■ WHAT IS NEEDED
Pictures in the data below are not part of the copy; transcribe everything else exactly.

■ RAW DATA
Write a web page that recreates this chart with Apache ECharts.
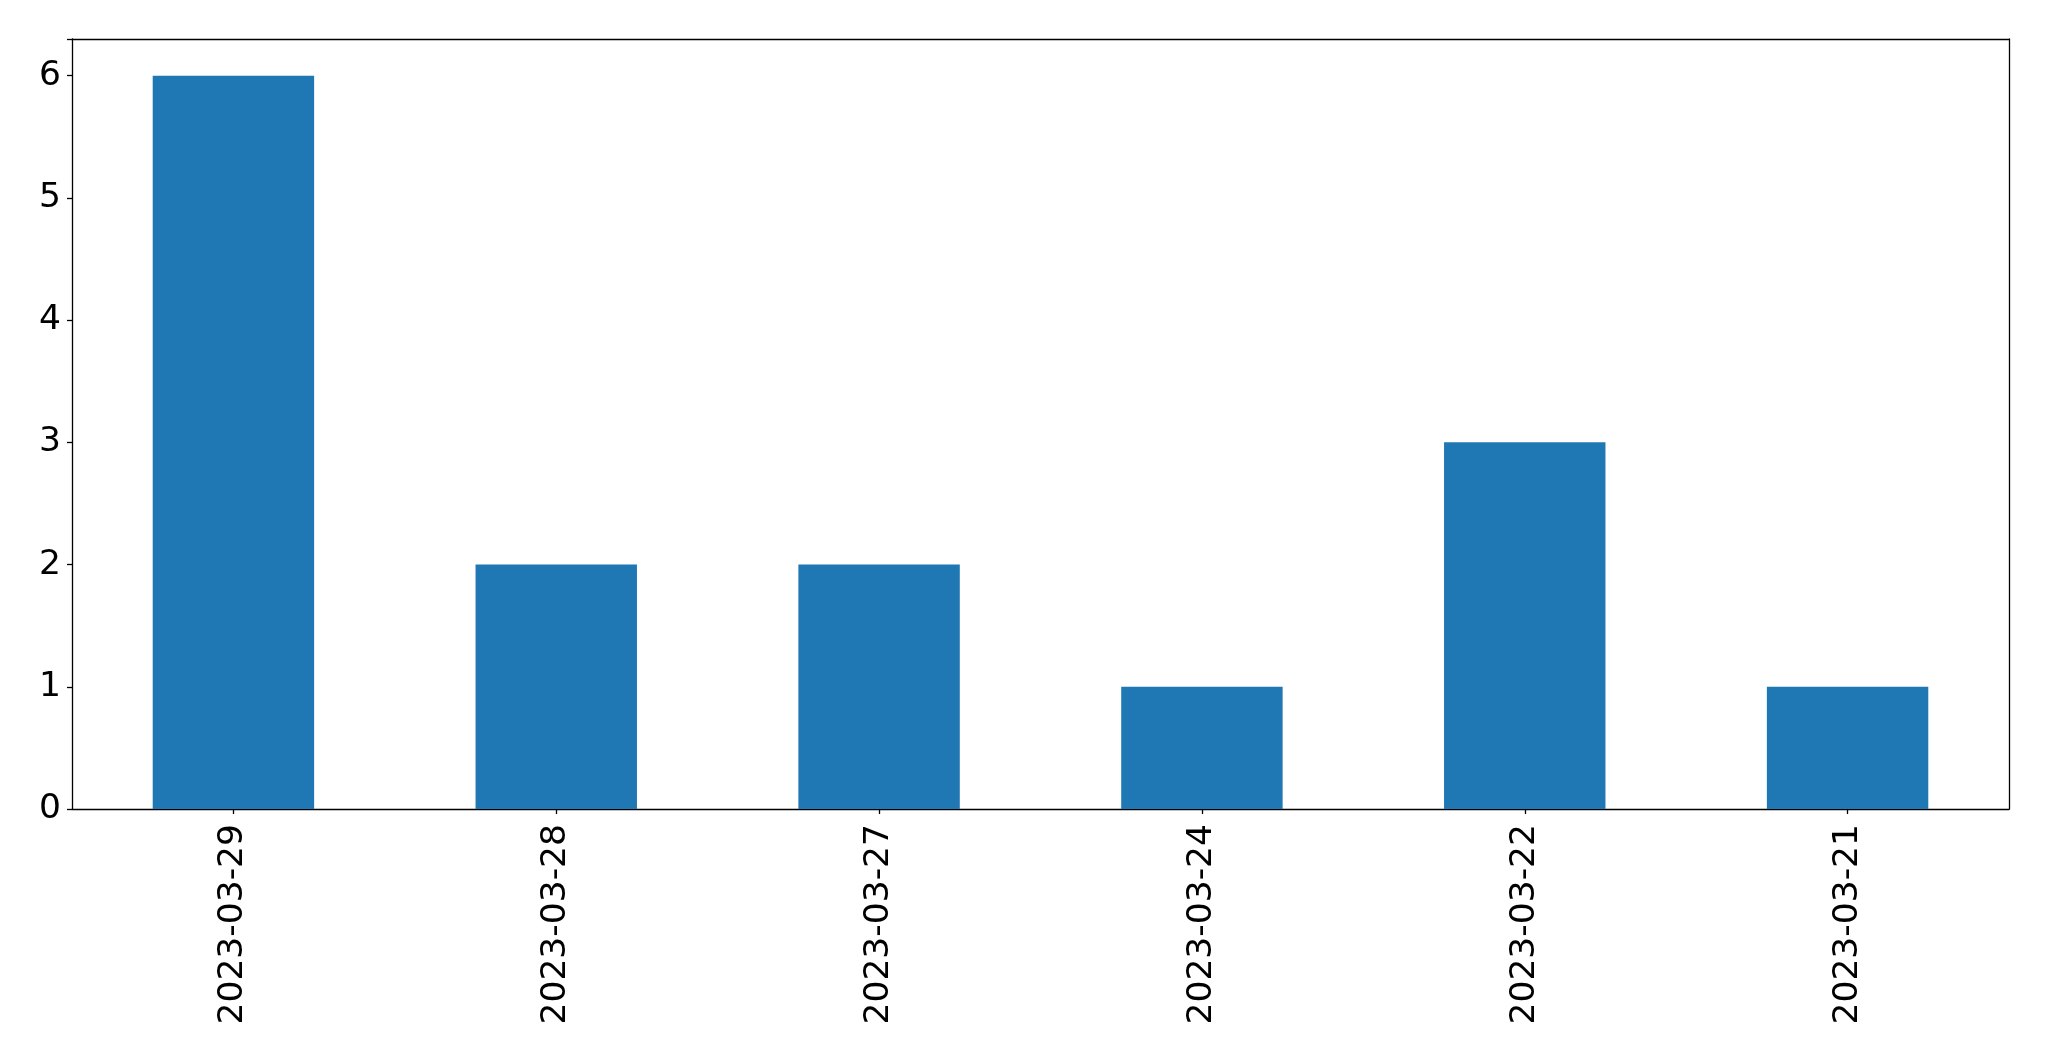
<!DOCTYPE html>
<html>
<head>
<meta charset="utf-8">
<script src="https://cdn.jsdelivr.net/npm/echarts@6/dist/echarts.min.js"></script>
<style>
html,body{margin:0;padding:0;background:#fff;}
#chart{width:2049px;height:1061px;}
</style>
</head>
<body>
<div id="chart"></div>
<script>
const categories = ['2023-03-29','2023-03-28','2023-03-27','2023-03-24','2023-03-22','2023-03-21'];
const values = [6, 2, 2, 1, 3, 1];
const yTicks = [0, 1, 2, 3, 4, 5, 6];

const chart = echarts.init(document.getElementById('chart'), null, {renderer:'canvas'});
const font = 'DejaVu Sans';
const axisLine = {show:true, onZero:false, lineStyle:{color:'#000', width:1.3}};
chart.setOption({
  animation:false,
  backgroundColor:'#fff',
  grid:{left:72, right:40, top:39, bottom:252, containLabel:false},
  xAxis:[{
    type:'category', data:categories,
    axisLine:axisLine,
    axisTick:{show:true, alignWithLabel:true, length:5, lineStyle:{color:'#000', width:1.3}},
    axisLabel:{rotate:90, fontFamily:font, fontSize:34.5, color:'#000', margin:15, interval:0},
    splitLine:{show:false}
  },{
    type:'category', position:'top', data:categories,
    axisLine:axisLine, axisTick:{show:false}, axisLabel:{show:false}
  }],
  yAxis:[{
    type:'value', min:0, max:6.3, interval:1,
    axisLine:axisLine,
    axisTick:{show:true, length:5, lineStyle:{color:'#000', width:1.3}},
    axisLabel:{fontFamily:font, fontSize:34.5, color:'#000', margin:11, padding:[7,0,0,0],
      formatter:function(v){ return yTicks.indexOf(v) >= 0 ? String(v) : ''; }},
    splitLine:{show:false}
  },{
    type:'value', position:'right', min:0, max:6.3,
    axisLine:axisLine, axisTick:{show:false}, axisLabel:{show:false}, splitLine:{show:false}
  }],
  series:[{
    type:'bar', data:values, barWidth:'50%',
    itemStyle:{color:'#1f77b4'}
  }]
});
</script>
</body>
</html>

■ SOLVED EXERCISE
Write a web page that recreates this chart with Apache ECharts.
<!DOCTYPE html>
<html>
<head>
<meta charset="utf-8">
<script src="https://cdn.jsdelivr.net/npm/echarts@6/dist/echarts.min.js"></script>
<style>
html,body{margin:0;padding:0;background:#fff;}
#chart{width:2049px;height:1061px;}
</style>
</head>
<body>
<div id="chart"></div>
<script>
const categories = ['2023-03-29','2023-03-28','2023-03-27','2023-03-24','2023-03-22','2023-03-21'];
const values = [6, 2, 2, 1, 3, 1];
const yTicks = [0, 1, 2, 3, 4, 5, 6];

const chart = echarts.init(document.getElementById('chart'), null, {renderer:'canvas'});
const font = 'DejaVu Sans';
const axisLine = {show:true, onZero:false, lineStyle:{color:'#000', width:1.3}};
chart.setOption({
  animation:false,
  backgroundColor:'#fff',
  grid:{left:72, right:40, top:39, bottom:252, containLabel:false},
  xAxis:[{
    type:'category', data:categories,
    axisLine:axisLine,
    axisTick:{show:true, alignWithLabel:true, length:5, lineStyle:{color:'#000', width:1.3}},
    axisLabel:{rotate:90, fontFamily:font, fontSize:34.5, color:'#000', margin:15, interval:0},
    splitLine:{show:false}
  },{
    type:'category', position:'top', data:categories,
    axisLine:axisLine, axisTick:{show:false}, axisLabel:{show:false}
  }],
  yAxis:[{
    type:'value', min:0, max:6.3, interval:1,
    axisLine:axisLine,
    axisTick:{show:true, length:5, lineStyle:{color:'#000', width:1.3}},
    axisLabel:{fontFamily:font, fontSize:34.5, color:'#000', margin:11, padding:[7,0,0,0],
      formatter:function(v){ return yTicks.indexOf(v) >= 0 ? String(v) : ''; }},
    splitLine:{show:false}
  },{
    type:'value', position:'right', min:0, max:6.3,
    axisLine:axisLine, axisTick:{show:false}, axisLabel:{show:false}, splitLine:{show:false}
  }],
  series:[{
    type:'bar', data:values, barWidth:'50%',
    itemStyle:{color:'#1f77b4'}
  }]
});
</script>
</body>
</html>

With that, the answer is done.